[Begin DATA BLOCK]

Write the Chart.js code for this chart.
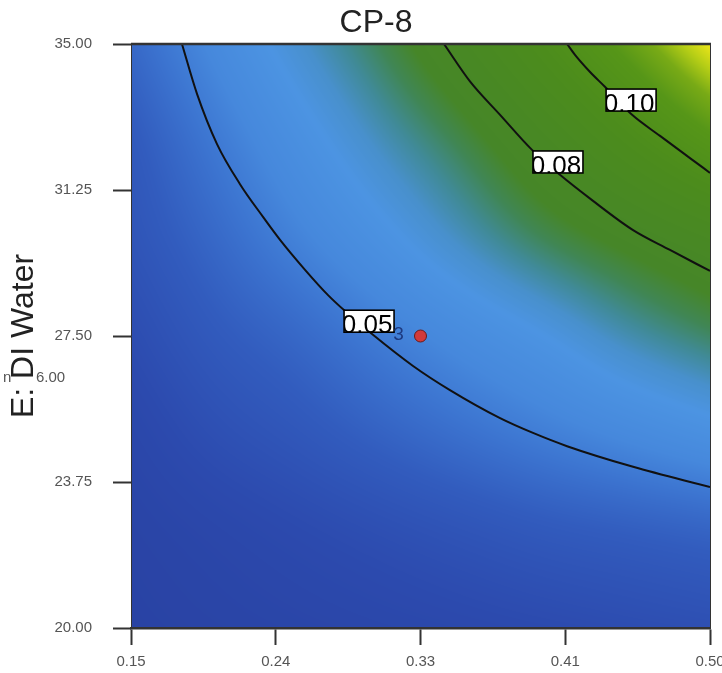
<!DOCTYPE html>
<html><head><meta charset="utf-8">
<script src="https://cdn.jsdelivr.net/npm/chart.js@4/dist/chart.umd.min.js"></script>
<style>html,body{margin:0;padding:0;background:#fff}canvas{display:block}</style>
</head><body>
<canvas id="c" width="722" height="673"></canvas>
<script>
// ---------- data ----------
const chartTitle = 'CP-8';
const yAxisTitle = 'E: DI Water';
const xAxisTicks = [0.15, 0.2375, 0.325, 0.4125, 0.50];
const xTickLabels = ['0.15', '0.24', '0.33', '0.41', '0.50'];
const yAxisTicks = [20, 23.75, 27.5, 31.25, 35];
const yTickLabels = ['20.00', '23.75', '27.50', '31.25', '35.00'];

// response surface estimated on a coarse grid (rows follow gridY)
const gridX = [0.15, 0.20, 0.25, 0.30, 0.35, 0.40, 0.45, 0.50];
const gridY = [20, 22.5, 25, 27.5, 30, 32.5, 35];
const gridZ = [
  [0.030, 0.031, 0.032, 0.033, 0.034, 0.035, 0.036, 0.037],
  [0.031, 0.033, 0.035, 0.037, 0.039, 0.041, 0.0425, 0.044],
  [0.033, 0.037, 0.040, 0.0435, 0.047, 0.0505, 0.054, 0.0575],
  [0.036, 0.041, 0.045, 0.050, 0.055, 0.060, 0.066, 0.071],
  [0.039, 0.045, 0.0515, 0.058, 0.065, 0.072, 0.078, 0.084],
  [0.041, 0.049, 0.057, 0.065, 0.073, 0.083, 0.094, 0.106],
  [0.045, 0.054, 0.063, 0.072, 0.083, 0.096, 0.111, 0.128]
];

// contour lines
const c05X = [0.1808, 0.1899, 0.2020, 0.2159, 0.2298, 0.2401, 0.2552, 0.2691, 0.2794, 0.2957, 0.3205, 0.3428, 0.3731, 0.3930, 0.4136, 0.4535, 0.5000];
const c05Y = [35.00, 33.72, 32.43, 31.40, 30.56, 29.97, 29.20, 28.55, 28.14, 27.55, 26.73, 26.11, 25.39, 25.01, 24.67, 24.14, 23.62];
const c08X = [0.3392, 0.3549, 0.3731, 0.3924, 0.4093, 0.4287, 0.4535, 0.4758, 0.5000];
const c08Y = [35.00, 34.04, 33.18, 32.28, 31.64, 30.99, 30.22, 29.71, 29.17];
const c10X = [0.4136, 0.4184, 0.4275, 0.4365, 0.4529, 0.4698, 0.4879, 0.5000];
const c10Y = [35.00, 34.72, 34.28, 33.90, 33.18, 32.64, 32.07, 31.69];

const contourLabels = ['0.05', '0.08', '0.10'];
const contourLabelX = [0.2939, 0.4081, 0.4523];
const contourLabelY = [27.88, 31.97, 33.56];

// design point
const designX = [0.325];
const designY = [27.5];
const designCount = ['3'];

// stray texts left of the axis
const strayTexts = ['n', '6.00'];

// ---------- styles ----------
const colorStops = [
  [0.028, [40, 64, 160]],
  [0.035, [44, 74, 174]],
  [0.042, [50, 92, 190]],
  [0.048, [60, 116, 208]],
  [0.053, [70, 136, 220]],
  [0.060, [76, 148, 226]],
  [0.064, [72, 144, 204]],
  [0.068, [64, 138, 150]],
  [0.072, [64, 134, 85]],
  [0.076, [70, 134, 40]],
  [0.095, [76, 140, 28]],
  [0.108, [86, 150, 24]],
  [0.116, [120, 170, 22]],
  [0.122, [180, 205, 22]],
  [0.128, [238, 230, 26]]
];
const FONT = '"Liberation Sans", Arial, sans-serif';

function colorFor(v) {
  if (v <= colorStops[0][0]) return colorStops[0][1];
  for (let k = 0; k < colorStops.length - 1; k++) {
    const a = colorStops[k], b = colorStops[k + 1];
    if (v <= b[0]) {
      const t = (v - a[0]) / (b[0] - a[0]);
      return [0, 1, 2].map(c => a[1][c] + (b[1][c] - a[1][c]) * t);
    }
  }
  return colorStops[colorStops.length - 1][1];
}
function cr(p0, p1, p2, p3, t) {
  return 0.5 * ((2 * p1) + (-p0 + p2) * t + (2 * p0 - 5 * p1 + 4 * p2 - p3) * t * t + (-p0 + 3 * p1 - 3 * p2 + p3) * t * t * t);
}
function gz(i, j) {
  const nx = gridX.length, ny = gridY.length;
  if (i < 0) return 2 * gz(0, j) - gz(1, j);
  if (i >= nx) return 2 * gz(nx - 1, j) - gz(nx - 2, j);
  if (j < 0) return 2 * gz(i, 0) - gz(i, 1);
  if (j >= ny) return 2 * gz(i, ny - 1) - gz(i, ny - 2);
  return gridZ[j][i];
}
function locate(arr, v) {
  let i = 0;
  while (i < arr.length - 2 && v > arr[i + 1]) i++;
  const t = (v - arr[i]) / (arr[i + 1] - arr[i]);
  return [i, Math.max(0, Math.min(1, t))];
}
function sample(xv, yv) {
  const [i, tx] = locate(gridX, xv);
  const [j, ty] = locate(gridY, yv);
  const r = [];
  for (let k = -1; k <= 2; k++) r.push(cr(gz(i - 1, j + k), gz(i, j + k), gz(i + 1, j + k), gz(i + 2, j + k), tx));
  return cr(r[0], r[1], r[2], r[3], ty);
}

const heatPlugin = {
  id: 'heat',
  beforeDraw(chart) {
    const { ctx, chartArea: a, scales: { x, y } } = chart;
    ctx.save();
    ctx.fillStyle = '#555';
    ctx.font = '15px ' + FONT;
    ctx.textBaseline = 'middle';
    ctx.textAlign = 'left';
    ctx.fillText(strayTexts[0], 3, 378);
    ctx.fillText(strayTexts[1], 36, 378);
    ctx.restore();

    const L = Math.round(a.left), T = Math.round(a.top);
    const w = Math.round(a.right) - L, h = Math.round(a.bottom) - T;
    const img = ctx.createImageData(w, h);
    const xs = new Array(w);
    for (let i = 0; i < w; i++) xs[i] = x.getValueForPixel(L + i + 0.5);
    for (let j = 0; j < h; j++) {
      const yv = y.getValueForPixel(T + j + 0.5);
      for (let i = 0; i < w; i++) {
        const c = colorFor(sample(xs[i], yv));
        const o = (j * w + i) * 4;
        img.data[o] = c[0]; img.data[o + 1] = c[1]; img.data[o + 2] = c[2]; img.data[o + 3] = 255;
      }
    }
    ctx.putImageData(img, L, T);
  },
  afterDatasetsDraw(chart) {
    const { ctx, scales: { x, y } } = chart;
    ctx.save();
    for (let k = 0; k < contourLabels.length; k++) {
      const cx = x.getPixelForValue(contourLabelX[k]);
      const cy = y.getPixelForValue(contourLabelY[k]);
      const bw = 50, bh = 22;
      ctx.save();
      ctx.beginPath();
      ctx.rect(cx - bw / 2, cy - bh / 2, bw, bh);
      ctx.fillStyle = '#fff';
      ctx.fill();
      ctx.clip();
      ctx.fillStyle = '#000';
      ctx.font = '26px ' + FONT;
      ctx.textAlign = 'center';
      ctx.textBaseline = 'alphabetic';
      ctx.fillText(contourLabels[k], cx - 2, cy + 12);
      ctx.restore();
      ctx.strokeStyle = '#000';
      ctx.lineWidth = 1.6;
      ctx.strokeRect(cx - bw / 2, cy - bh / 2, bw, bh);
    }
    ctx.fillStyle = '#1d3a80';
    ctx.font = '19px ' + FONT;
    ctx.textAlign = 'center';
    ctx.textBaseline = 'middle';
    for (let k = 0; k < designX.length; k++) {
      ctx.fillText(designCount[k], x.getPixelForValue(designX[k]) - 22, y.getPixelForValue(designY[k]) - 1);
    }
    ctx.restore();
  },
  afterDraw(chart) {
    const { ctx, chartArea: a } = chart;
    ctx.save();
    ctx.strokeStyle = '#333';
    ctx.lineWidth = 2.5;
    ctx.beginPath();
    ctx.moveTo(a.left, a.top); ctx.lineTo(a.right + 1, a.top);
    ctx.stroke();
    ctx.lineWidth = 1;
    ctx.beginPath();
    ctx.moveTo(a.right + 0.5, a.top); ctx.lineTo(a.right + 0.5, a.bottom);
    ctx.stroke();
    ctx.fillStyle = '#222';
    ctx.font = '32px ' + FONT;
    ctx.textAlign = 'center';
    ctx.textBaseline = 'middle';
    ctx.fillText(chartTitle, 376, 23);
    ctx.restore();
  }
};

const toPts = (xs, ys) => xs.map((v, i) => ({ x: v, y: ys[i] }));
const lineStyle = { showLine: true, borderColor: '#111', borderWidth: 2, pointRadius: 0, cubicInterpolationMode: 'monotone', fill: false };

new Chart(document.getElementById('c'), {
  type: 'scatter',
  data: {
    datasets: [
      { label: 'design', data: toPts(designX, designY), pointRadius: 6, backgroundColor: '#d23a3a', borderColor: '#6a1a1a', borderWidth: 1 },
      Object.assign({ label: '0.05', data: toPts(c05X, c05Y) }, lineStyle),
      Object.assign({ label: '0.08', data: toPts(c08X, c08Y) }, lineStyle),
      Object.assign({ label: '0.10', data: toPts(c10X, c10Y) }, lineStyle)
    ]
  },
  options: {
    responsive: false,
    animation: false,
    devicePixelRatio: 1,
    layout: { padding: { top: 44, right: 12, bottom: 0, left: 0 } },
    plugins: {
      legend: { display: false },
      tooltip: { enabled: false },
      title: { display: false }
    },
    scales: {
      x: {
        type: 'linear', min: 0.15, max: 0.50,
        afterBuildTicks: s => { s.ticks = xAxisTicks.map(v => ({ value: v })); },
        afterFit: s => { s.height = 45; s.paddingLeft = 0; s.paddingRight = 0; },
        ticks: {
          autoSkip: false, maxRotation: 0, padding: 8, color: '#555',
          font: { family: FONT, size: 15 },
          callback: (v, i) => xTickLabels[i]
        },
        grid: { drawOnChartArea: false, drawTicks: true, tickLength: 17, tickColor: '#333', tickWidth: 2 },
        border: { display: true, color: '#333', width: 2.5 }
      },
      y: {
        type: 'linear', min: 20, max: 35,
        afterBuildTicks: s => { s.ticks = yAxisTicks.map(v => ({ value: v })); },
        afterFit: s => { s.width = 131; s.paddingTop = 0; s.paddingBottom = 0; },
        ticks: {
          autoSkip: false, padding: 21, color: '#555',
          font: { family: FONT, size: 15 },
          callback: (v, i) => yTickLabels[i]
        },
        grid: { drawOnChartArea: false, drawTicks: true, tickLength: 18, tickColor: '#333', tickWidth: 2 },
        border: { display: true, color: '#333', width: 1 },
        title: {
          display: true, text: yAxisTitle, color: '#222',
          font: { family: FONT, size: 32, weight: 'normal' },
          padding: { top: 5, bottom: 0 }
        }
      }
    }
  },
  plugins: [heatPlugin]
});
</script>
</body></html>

[End DATA BLOCK]

Leave the pictures out and reproduce exactly the lines from the top of the listing above through the line with "32.64, 32.07, 31.69];".

• _THE SOLUTION_:
Write the Chart.js code for this chart.
<!DOCTYPE html>
<html><head><meta charset="utf-8">
<script src="https://cdn.jsdelivr.net/npm/chart.js@4/dist/chart.umd.min.js"></script>
<style>html,body{margin:0;padding:0;background:#fff}canvas{display:block}</style>
</head><body>
<canvas id="c" width="722" height="673"></canvas>
<script>
// ---------- data ----------
const chartTitle = 'CP-8';
const yAxisTitle = 'E: DI Water';
const xAxisTicks = [0.15, 0.2375, 0.325, 0.4125, 0.50];
const xTickLabels = ['0.15', '0.24', '0.33', '0.41', '0.50'];
const yAxisTicks = [20, 23.75, 27.5, 31.25, 35];
const yTickLabels = ['20.00', '23.75', '27.50', '31.25', '35.00'];

// response surface estimated on a coarse grid (rows follow gridY)
const gridX = [0.15, 0.20, 0.25, 0.30, 0.35, 0.40, 0.45, 0.50];
const gridY = [20, 22.5, 25, 27.5, 30, 32.5, 35];
const gridZ = [
  [0.030, 0.031, 0.032, 0.033, 0.034, 0.035, 0.036, 0.037],
  [0.031, 0.033, 0.035, 0.037, 0.039, 0.041, 0.0425, 0.044],
  [0.033, 0.037, 0.040, 0.0435, 0.047, 0.0505, 0.054, 0.0575],
  [0.036, 0.041, 0.045, 0.050, 0.055, 0.060, 0.066, 0.071],
  [0.039, 0.045, 0.0515, 0.058, 0.065, 0.072, 0.078, 0.084],
  [0.041, 0.049, 0.057, 0.065, 0.073, 0.083, 0.094, 0.106],
  [0.045, 0.054, 0.063, 0.072, 0.083, 0.096, 0.111, 0.128]
];

// contour lines
const c05X = [0.1808, 0.1899, 0.2020, 0.2159, 0.2298, 0.2401, 0.2552, 0.2691, 0.2794, 0.2957, 0.3205, 0.3428, 0.3731, 0.3930, 0.4136, 0.4535, 0.5000];
const c05Y = [35.00, 33.72, 32.43, 31.40, 30.56, 29.97, 29.20, 28.55, 28.14, 27.55, 26.73, 26.11, 25.39, 25.01, 24.67, 24.14, 23.62];
const c08X = [0.3392, 0.3549, 0.3731, 0.3924, 0.4093, 0.4287, 0.4535, 0.4758, 0.5000];
const c08Y = [35.00, 34.04, 33.18, 32.28, 31.64, 30.99, 30.22, 29.71, 29.17];
const c10X = [0.4136, 0.4184, 0.4275, 0.4365, 0.4529, 0.4698, 0.4879, 0.5000];
const c10Y = [35.00, 34.72, 34.28, 33.90, 33.18, 32.64, 32.07, 31.69];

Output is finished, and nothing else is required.